Bathhouse Blues

David Holthouse's vivid description of a gay bathhouse ("Slippery Chute," March 16) questions why it is treated differently by the city than heterosexual sex clubs. Gay men meet in bars, bathhouses, bushes and bookstores because we're not permitted to meet in schools, churches and living rooms.

We're not permitted to participate in the dating process that permeates heterosexual teen and young-adult years. Because of that, we often lack the social skills to meet other gay men and develop meaningful relationships.

When we do meet other gay men and are able to overcome all obstacles and construct successful, committed relationships, our life partnerships are denied society's respect and recognition.

Why would Holthouse express chagrin at seeing a man with a wedding ring in a gay bathhouse? You're the ones who have created the social pressure that propels some gay men into sham marriages to avoid being stained as pariahs.

For heterosexuals, visiting a sex club is one of many options. For gay men, it's one of the very few.

Until such a time the community allows gay men to bring their dates to the prom, hold hands and otherwise express affection in public and offer civil recognition for domestic partnerships, leave the bathhouse alone.

Let the Chute stand as a tribute to the breeding community's failure to face up to the human effects of its inhumane policies and the sad result of its oppression and bigotry toward gay men.

Robert Aronin

Thanks for the story on the Chute. Your article does not say whether you are straight or gay, and I'm glad of that because it does not matter. The story was the important item and not the sexuality of the writer.

As a gay male, I personally find the gay sex clubs (and there are at least four in the Valley) to be insulting to all I have had to overcome in my life. These places keep bad stereotypes in front of the mainstream public, which they then use to describe all of us.

When I was an ASU student, I went to another gay sex club to research a story for the State Press which was ultimately judged "too unfit to print." It was an eye-opener. Even as a gay man, I was taken aback by what I saw. From your article, I can see that little has changed in 18 years. Your description painted a picture which I suspect was more vivid for me than for most readers.

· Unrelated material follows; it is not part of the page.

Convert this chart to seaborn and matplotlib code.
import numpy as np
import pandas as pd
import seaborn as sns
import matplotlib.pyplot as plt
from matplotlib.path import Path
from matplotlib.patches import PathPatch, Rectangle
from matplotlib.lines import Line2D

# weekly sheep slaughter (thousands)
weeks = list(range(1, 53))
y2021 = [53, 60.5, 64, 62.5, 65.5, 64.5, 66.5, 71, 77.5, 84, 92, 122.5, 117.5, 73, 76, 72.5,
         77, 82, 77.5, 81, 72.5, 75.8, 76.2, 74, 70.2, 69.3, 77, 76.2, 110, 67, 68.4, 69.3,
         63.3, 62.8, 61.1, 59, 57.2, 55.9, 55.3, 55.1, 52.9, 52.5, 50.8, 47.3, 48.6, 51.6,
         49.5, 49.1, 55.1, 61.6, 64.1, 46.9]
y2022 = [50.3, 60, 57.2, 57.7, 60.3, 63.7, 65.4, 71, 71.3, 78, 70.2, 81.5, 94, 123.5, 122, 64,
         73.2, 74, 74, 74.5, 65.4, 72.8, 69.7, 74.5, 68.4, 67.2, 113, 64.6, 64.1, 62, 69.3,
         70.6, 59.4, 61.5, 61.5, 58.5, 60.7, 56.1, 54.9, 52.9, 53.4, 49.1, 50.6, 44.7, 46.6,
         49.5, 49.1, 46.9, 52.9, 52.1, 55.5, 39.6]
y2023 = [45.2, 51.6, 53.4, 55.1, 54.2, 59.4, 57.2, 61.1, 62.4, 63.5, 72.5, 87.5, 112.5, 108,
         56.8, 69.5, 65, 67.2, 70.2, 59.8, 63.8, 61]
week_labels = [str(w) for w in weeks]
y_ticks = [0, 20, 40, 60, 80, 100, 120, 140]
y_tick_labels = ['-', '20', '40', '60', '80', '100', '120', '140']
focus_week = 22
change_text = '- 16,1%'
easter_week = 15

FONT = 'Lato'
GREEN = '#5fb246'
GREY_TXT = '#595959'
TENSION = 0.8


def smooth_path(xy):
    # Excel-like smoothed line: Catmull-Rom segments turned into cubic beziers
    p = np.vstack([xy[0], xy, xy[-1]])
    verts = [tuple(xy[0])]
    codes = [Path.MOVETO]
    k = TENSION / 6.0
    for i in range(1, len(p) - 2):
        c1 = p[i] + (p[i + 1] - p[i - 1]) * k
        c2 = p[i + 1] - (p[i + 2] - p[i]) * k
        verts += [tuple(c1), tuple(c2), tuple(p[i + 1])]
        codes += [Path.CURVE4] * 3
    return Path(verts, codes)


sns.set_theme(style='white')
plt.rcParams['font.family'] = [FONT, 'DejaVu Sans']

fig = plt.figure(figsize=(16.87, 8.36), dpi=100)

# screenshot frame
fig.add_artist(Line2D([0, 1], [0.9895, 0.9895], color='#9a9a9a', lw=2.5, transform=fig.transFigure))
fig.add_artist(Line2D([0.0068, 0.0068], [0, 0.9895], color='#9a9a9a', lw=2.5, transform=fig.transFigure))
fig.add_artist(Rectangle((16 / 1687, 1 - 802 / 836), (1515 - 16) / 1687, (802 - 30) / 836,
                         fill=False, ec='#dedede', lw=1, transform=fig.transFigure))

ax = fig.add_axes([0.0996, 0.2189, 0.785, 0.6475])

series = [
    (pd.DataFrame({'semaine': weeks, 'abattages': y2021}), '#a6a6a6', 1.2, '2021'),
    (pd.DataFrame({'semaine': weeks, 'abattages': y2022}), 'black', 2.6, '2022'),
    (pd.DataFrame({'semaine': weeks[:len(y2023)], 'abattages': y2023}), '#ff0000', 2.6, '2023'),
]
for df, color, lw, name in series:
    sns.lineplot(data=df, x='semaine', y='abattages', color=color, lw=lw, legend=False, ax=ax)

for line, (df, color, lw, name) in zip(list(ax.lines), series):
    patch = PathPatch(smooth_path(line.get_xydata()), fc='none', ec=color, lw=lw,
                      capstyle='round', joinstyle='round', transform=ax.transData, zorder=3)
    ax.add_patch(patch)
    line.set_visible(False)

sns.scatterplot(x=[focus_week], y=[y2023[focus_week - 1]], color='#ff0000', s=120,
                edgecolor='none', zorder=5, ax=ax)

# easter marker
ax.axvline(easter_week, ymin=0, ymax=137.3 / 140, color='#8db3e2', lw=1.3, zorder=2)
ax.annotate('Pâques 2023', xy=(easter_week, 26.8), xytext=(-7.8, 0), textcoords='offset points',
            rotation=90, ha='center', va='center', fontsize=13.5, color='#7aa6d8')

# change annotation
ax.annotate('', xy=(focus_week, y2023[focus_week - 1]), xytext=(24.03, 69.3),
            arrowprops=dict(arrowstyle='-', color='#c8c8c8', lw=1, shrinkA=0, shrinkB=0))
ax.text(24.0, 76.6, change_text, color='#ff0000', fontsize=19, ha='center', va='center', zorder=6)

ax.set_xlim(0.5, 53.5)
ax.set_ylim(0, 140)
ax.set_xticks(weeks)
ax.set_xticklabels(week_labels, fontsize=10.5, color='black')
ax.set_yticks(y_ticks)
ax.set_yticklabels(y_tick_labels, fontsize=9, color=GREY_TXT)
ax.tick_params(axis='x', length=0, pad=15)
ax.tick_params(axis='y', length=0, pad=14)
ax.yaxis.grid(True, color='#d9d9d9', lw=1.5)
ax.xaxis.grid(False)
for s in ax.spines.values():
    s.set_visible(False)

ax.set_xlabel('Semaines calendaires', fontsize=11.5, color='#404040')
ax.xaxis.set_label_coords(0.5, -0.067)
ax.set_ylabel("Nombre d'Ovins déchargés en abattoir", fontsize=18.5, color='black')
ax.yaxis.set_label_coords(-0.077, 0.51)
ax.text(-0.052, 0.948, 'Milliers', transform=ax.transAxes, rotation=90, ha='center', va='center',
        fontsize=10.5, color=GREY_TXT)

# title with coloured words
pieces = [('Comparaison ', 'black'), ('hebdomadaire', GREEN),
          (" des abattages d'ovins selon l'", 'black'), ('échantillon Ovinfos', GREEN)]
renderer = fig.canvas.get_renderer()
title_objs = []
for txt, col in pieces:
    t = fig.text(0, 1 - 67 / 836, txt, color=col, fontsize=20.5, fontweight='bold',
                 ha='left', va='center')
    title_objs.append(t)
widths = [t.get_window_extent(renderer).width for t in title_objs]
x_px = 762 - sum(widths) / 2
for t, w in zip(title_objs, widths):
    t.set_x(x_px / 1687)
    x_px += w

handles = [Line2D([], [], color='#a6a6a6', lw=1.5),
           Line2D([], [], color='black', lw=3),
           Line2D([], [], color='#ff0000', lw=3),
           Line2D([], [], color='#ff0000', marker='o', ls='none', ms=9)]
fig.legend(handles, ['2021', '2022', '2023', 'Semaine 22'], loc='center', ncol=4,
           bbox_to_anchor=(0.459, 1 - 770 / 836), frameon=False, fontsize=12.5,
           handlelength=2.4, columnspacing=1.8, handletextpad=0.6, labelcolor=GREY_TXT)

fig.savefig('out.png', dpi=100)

The startling aspect of gay sex clubs is that the clientele are almost entirely middle-age, overweight, closeted mainstream white men, and as I also learned, most often married to women.

To break another gay stereotype, I have a real problem with secret sex outside of a relationship -- any relationship -- and that's what most men at these clubs want. It makes me wretch, too.

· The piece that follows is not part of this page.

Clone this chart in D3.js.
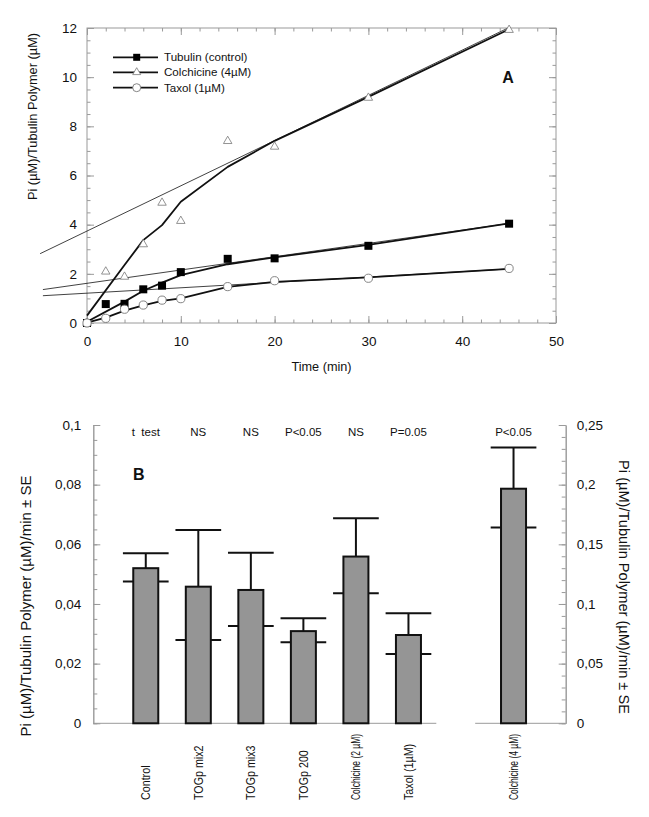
<!DOCTYPE html>
<html><head><meta charset="utf-8">
<script src="https://cdn.jsdelivr.net/npm/d3@7/dist/d3.min.js"></script>
<style>
body{margin:0;background:#fff}
svg{display:block}
text{font-family:"Liberation Sans",Arial,Helvetica,sans-serif;fill:#111}
</style>
</head><body><svg id="c" width="649" height="817"></svg>
<script>
// ---------- Panel A data ----------
const timePoints   = [0, 2, 4, 6, 8, 10, 15, 20, 30, 45];
const tubulinPi    = [0, 0.77, 0.78, 1.37, 1.52, 2.07, 2.61, 2.63, 3.14, 4.04];
const colchicinePi = [0, 2.09, 1.88, 3.20, 4.89, 4.15, 7.40, 7.17, 9.16, 11.92];
const taxolPi      = [0, 0.19, 0.56, 0.73, 0.93, 0.99, 1.48, 1.72, 1.82, 2.22];
// smoothed fit curves
const tubulinFitX    = [0, 4, 6, 8, 10, 15, 20, 30, 45];
const tubulinFitY    = [0.05, 0.87, 1.31, 1.64, 1.95, 2.39, 2.67, 3.18, 4.05];
const colchicineFitX = [0, 4, 6, 8, 10, 15, 20, 30, 45];
const colchicineFitY = [0.30, 2.36, 3.37, 3.98, 4.93, 6.35, 7.41, 9.20, 11.95];
const taxolFitX      = [0, 2, 4, 6, 8, 10, 15, 20, 30, 45];
const taxolFitY      = [0.02, 0.22, 0.50, 0.72, 0.90, 1.00, 1.47, 1.67, 1.86, 2.20];
// linear regression lines (end points)
const tubulinLinX    = [-4.7, 45];
const tubulinLinY    = [1.36, 4.05];
const colchicineLinX = [-5, 45];
const colchicineLinY = [2.82, 12.02];
const taxolLinX      = [-4.7, 45];
const taxolLinY      = [1.11, 2.20];
const legendLabels   = ["Tubulin (control)", "Colchicine (4\u00b5M)", "Taxol (1\u00b5M)"];
const xTicksA = [0, 10, 20, 30, 40, 50];
const yTicksA = [0, 2, 4, 6, 8, 10, 12];

// ---------- Panel B data ----------
const categories = ["Control", "TOGp mix2", "TOGp mix3", "TOGp 200", "Colchicine (2 \u00b5M)", "Taxol (1\u00b5M)", "Colchicine (4 \u00b5M)"];
const rates      = [0.0520, 0.0458, 0.0447, 0.0309, 0.0559, 0.0296, 0.1966];
const errUpper   = [0.0570, 0.0648, 0.0572, 0.0352, 0.0687, 0.0369, 0.2312];
const errLower   = [0.0475, 0.0279, 0.0326, 0.0272, 0.0436, 0.0232, 0.1641];
const tests      = ["t  test", "NS", "NS", "P<0.05", "NS", "P=0.05", "P<0.05"];
const axisSide   = ["left", "left", "left", "left", "left", "left", "right"];
const leftTicksB  = [0, 0.02, 0.04, 0.06, 0.08, 0.1];
const leftLabelsB = ["0", "0,02", "0,04", "0,06", "0,08", "0,1"];
const rightTicksB  = [0, 0.05, 0.1, 0.15, 0.2, 0.25];
const rightLabelsB = ["0", "0,05", "0,1", "0,15", "0,2", "0,25"];

const svg = d3.select("#c");
const FRAME = "#9a9a9a";

// ================= PANEL A =================
const xA = d3.scaleLinear().domain([0, 50]).range([87, 556]);
const yA = d3.scaleLinear().domain([0, 12]).range([323, 28]);
const gA = svg.append("g");

gA.append("rect").attr("x", xA(0)).attr("y", yA(12)).attr("width", xA(50) - xA(0)).attr("height", yA(0) - yA(12))
  .attr("fill", "none").attr("stroke", FRAME).attr("stroke-width", 1);

function styleAxis(g) {
  g.select(".domain").remove();
  g.selectAll(".tick line").attr("stroke", FRAME);
  g.selectAll("text").style("font-size", "13.5px").attr("fill", "#111");
}
// minor ticks
gA.append("g").attr("transform", `translate(0,${yA(0)})`).call(d3.axisBottom(xA).tickValues(d3.range(0, 51, 2)).tickSize(-3.5).tickFormat("")).call(styleAxis);
gA.append("g").attr("transform", `translate(0,${yA(12)})`).call(d3.axisTop(xA).tickValues(d3.range(0, 51, 2)).tickSize(-3.5).tickFormat("")).call(styleAxis);
gA.append("g").attr("transform", `translate(${xA(0)},0)`).call(d3.axisLeft(yA).tickValues(d3.range(0, 12.01, 0.5)).tickSize(-3.5).tickFormat("")).call(styleAxis);
gA.append("g").attr("transform", `translate(${xA(50)},0)`).call(d3.axisRight(yA).tickValues(d3.range(0, 12.01, 0.5)).tickSize(-3.5).tickFormat("")).call(styleAxis);
// major ticks + labels
gA.append("g").attr("transform", `translate(0,${yA(0)})`).call(d3.axisBottom(xA).tickValues(xTicksA).tickSize(-7).tickPadding(13.5).tickFormat(d3.format("d"))).call(styleAxis);
gA.append("g").attr("transform", `translate(0,${yA(12)})`).call(d3.axisTop(xA).tickValues(xTicksA).tickSize(-7).tickFormat("")).call(styleAxis);
gA.append("g").attr("transform", `translate(${xA(0)},0)`).call(d3.axisLeft(yA).tickValues(yTicksA).tickSize(-7).tickPadding(10).tickFormat(d3.format("d"))).call(styleAxis);
gA.append("g").attr("transform", `translate(${xA(50)},0)`).call(d3.axisRight(yA).tickValues(yTicksA).tickSize(-7).tickFormat("")).call(styleAxis);

gA.append("text").attr("x", (xA(0) + xA(50)) / 2).attr("y", 371).attr("text-anchor", "middle").style("font-size", "12.7px").text("Time (min)");
gA.append("text").attr("transform", `translate(37,${(33 + 200) / 2}) rotate(-90)`).attr("text-anchor", "middle").style("font-size", "12.8px").text("Pi (\u00b5M)/Tubulin Polymer (\u00b5M)");
gA.append("text").attr("x", 508).attr("y", 83).attr("text-anchor", "middle").style("font-size", "16px").style("font-weight", "bold").text("A");

const lineA = d3.line().x(d => xA(d[0])).y(d => yA(d[1]));
const zip = (a, b) => a.map((v, i) => [v, b[i]]);
// thin regression lines
[[tubulinLinX, tubulinLinY], [colchicineLinX, colchicineLinY], [taxolLinX, taxolLinY]].forEach(([xs, ys]) => {
  gA.append("path").attr("d", lineA(zip(xs, ys))).attr("fill", "none").attr("stroke", "#111").attr("stroke-width", 0.8);
});
// thick fit curves
[[tubulinFitX, tubulinFitY], [colchicineFitX, colchicineFitY], [taxolFitX, taxolFitY]].forEach(([xs, ys]) => {
  gA.append("path").attr("d", lineA(zip(xs, ys))).attr("fill", "none").attr("stroke", "#111").attr("stroke-width", 1.8).attr("stroke-linejoin", "round");
});

function drawMarker(g, type, cx, cy, s) {
  if (type === "square") {
    g.append("rect").attr("x", cx - s / 2).attr("y", cy - s / 2).attr("width", s).attr("height", s).attr("fill", "#000");
  } else if (type === "triangle") {
    g.append("path").attr("d", d3.symbol().type(d3.symbolTriangle).size(s * s * 0.43)()).attr("transform", `translate(${cx},${cy})`)
      .attr("fill", "#fff").attr("stroke", "#777").attr("stroke-width", 0.8);
  } else {
    g.append("circle").attr("cx", cx).attr("cy", cy).attr("r", s / 2).attr("fill", "#fff").attr("stroke", "#777").attr("stroke-width", 0.9);
  }
}
timePoints.forEach((t, i) => drawMarker(gA, "square", xA(t), yA(tubulinPi[i]), 8));
timePoints.forEach((t, i) => drawMarker(gA, "triangle", xA(t), yA(colchicinePi[i]), 8.5));
timePoints.forEach((t, i) => drawMarker(gA, "circle", xA(t), yA(taxolPi[i]), 8.2));

// legend
const legTypes = ["square", "triangle", "circle"];
const legY = [57.3, 72.3, 87.7];
legendLabels.forEach((lab, i) => {
  gA.append("line").attr("x1", 113).attr("x2", 158).attr("y1", legY[i]).attr("y2", legY[i]).attr("stroke", "#111").attr("stroke-width", 1.8);
  drawMarker(gA, legTypes[i], 136.7, legY[i], i === 0 ? 7 : 8);
  gA.append("text").attr("x", 164).attr("y", legY[i]).attr("dy", "0.36em").style("font-size", "11.6px").text(lab);
});

// ================= PANEL B =================
const gB = svg.append("g");
const yB  = d3.scaleLinear().domain([0, 0.1]).range([723.3, 425]);
const yB2 = d3.scaleLinear().domain([0, 0.25]).range([723.3, 425]);
const GAP = "__gap__";
const slots = [...categories.slice(0, 6), GAP, categories[6]];
const xB = d3.scaleBand().domain(slots).range([119.5, 539.8]).paddingInner(0.524).paddingOuter(0.262);
const bw = xB.bandwidth();
const step = xB.step();
const cx = c => xB(c) + bw / 2;
const yOf = i => axisSide[i] === "left" ? yB : yB2;

const leftAxisX = 93.3, rightAxisX = 565.7;
// baselines
gB.append("line").attr("x1", leftAxisX).attr("x2", cx(categories[5]) + step * 0.53).attr("y1", yB(0)).attr("y2", yB(0)).attr("stroke", FRAME).attr("stroke-width", 1);
gB.append("line").attr("x1", cx(categories[6]) - step * 0.73).attr("x2", rightAxisX).attr("y1", yB(0)).attr("y2", yB(0)).attr("stroke", FRAME).attr("stroke-width", 1);

function styleAxisB(g) {
  g.select(".domain").attr("stroke", FRAME);
  g.selectAll(".tick line").attr("stroke", FRAME);
  g.selectAll("text").style("font-size", "13.5px").attr("fill", "#111");
}
gB.append("g").attr("transform", `translate(${leftAxisX},0)`).call(d3.axisLeft(yB).tickValues(d3.range(0, 0.1001, 0.005)).tickSize(-4).tickSizeOuter(0).tickFormat("")).call(styleAxisB);
gB.append("g").attr("transform", `translate(${leftAxisX},0)`).call(d3.axisLeft(yB).tickValues(leftTicksB).tickSize(-7).tickSizeOuter(0).tickPadding(12).tickFormat((d, i) => leftLabelsB[i])).call(styleAxisB);
gB.append("g").attr("transform", `translate(${rightAxisX},0)`).call(d3.axisRight(yB2).tickValues(d3.range(0, 0.2501, 0.01)).tickSize(-4).tickSizeOuter(0).tickFormat("")).call(styleAxisB);
gB.append("g").attr("transform", `translate(${rightAxisX},0)`).call(d3.axisRight(yB2).tickValues(rightTicksB).tickSize(-7).tickSizeOuter(0).tickPadding(11).tickFormat((d, i) => rightLabelsB[i])).call(styleAxisB);

// error bars (behind the bars)
categories.forEach((c, i) => {
  const y = yOf(i), x = cx(c), half = step * 0.435;
  gB.append("line").attr("x1", x).attr("x2", x).attr("y1", y(errLower[i])).attr("y2", y(errUpper[i])).attr("stroke", "#111").attr("stroke-width", 2);
  gB.append("line").attr("x1", x - half).attr("x2", x + half).attr("y1", y(errUpper[i])).attr("y2", y(errUpper[i])).attr("stroke", "#111").attr("stroke-width", 2);
  gB.append("line").attr("x1", x - half).attr("x2", x + half).attr("y1", y(errLower[i])).attr("y2", y(errLower[i])).attr("stroke", "#111").attr("stroke-width", 2);
});
// bars
categories.forEach((c, i) => {
  const y = yOf(i);
  gB.append("rect").attr("x", xB(c)).attr("y", y(rates[i])).attr("width", bw).attr("height", y(0) - y(rates[i]))
    .attr("fill", "#959595").attr("stroke", "#111").attr("stroke-width", 2);
});
// significance labels
categories.forEach((c, i) => {
  gB.append("text").attr("x", cx(c)).attr("y", 436).attr("text-anchor", "middle").style("font-size", "11.5px").style("white-space", "pre").text(tests[i]);
});
// category labels: condensed, squeezed to fit the space under the baseline
const labelBottom = 800, labelMaxLen = 66;
categories.forEach((c, i) => {
  const t = gB.append("text").attr("transform", `translate(${cx(c) + 4.5},${labelBottom}) rotate(-90)`).attr("text-anchor", "start")
    .style("font-size", "12.6px").text(c);
  const len = t.node().getComputedTextLength();
  t.attr("textLength", Math.min(len * 0.85, labelMaxLen)).attr("lengthAdjust", "spacingAndGlyphs");
});

gB.append("text").attr("x", 133).attr("y", 480).style("font-size", "16px").style("font-weight", "bold").text("B");
gB.append("text").attr("transform", `translate(31,606) rotate(-90)`).attr("text-anchor", "middle").style("font-size", "15px").text("Pi (\u00b5M)/Tubulin Polymer (\u00b5M)/min \u00b1 SE");
gB.append("text").attr("transform", `translate(619,587) rotate(90)`).attr("text-anchor", "middle").style("font-size", "14.6px").text("Pi (\u00b5M)/Tubulin Polymer (\u00b5M)/min \u00b1 SE");
</script></body></html>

The part that really hurts is that it is so hard to get out the message that these clubs are not typical of gay culture, especially in these days of greatly increased openness and tolerance of sexuality. I believe these places have probably skewed even more toward the "straight" males who are "curious" or just looking for a cute college boy to nail before going back to the life of the business suit, the country club and the Oldsmobile.

I have mixed feelings on the closure of such places. It is a right-of-assembly issue and more to the point, bashing sleazy places like these will ultimately have the rednecks out there bashing all gays, feeling that because the city is doing it, it must be okay. As one who once had to defend himself against a group that wanted either to rape or kill me (or both), I would urge caution in creating an atmosphere of credibility in "going after" any group.

These places damage all gay people because the sleaze gets on us, too. I only wish your article could have hit harder on the fact that these people are a very small minority.

Michael Ingquist
via Internet

I recently read your article on the sex club Chute in Phoenix, and thought it necessary to correct you on a number of issues. You mentioned that condoms were not freely available. I have been to Chute a number of times; condoms have been available at the front desk and are on the tables in the rooms. There are also safer-sex posters and messages throughout the venue.

It appears you have entered the premises under false pretenses, unless you are gay yourself and have not divulged this for your article and have used the information you learned to write an article which basically has nothing to do with you. If you were a journalist of any worth, you would have gotten the opinion of someone who frequents the venue and given a balanced report.